Same thing ... 30 minutes/24 hours
When the glue was cured.

I didn't think that my friend was going allow the two reinforcement woods to stick out like sore thumbs, so the excess wood must be removed.

Reinforcement wood seated snugly
Sanding down
The Headstock Back
Most sanding and shaping work were done finally. Next, I went on the stain the reinforcement woods to blend into the guitar neck.

The back, after staining
The Front, after staining
For the headstock front, the reinforcement wood needs to be varnished.

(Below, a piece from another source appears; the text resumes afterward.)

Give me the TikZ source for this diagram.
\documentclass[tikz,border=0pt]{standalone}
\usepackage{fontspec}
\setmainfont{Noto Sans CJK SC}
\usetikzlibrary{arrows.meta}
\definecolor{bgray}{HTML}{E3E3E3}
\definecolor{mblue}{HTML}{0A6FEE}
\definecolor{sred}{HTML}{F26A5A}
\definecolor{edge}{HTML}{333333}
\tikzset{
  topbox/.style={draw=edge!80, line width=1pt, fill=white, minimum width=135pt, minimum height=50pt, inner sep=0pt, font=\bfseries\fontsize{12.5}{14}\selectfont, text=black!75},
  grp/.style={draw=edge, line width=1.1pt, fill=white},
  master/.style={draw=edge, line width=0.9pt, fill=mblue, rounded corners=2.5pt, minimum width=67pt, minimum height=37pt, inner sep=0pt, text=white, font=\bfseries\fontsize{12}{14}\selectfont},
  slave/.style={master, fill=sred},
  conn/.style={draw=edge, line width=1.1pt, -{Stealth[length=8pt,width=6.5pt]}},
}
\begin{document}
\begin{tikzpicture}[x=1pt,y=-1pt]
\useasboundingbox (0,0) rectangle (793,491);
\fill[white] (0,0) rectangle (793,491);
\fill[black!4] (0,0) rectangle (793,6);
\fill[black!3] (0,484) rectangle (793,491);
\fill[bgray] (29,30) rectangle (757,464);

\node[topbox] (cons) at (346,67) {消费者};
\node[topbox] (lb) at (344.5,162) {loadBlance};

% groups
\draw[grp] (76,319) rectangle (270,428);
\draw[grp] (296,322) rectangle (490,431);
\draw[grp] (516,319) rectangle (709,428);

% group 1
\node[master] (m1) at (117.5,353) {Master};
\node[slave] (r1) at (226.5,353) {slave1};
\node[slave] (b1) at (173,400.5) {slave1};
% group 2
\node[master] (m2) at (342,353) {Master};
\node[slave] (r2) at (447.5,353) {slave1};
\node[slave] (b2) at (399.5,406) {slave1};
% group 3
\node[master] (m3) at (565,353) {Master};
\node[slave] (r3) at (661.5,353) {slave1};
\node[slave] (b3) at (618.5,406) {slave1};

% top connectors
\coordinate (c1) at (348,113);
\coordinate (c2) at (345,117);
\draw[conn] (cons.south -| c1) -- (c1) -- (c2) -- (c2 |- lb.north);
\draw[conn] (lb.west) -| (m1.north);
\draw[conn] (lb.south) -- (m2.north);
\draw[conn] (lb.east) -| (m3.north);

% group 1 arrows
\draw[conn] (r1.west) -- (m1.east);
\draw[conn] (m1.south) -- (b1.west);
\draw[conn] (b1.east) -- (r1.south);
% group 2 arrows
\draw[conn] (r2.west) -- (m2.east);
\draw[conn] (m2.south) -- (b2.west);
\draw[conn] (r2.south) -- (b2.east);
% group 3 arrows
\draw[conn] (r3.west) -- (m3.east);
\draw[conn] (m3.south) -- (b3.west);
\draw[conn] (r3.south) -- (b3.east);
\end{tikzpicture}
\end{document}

Clear Satin varnish was applied to the demarcated area
Buffing ... the back

Not perfectly concealed but it was smooth to touch
the front ...

Pretty blended
This dear friend of mine usually forgets a thing or two ... there was no guitar nut when he handed the guitar to me. So I was left with the options to buy a standard 12-string plastic nut, or hand-craft one. For this friend, I have decided to hand-craft a 12-string guitar bone nut ... oh dear ...

However, he has emphasized that this guitar was not going to hold 12 guitar strings anymore but I have cut light marks for the high octaves strings set in case he changes his mind later on. You might be able to see in the pictures below.

The 12-string bone nut
From the side

Nut seated snugly
The Headstock Front

The Headstock, Strung
The back

The Back
Finally, the completed work! My dear friend's 12-string has been restored and road ready again! It was tough but it was rewarding to see it through.

It is finished!
Praise the Lord for seeing me through this entire process.


  1. Hey bro, this is excellent work!! happy that you actually posted your work for all to see. This is definitely commendable!!

  2. But wouldn't the machine head "rattle" since at 6 of them are not used?

  3. Rattling is caused by lose screws or nuts. As long as all tuning heads are sufficiently tightened, it would not happen. In this case, there wasn't any case of rattling.

    If it does, it might be lose parts within the tuning heads. If it is too much work to repair, simply remove them and that will solve the rattling issue.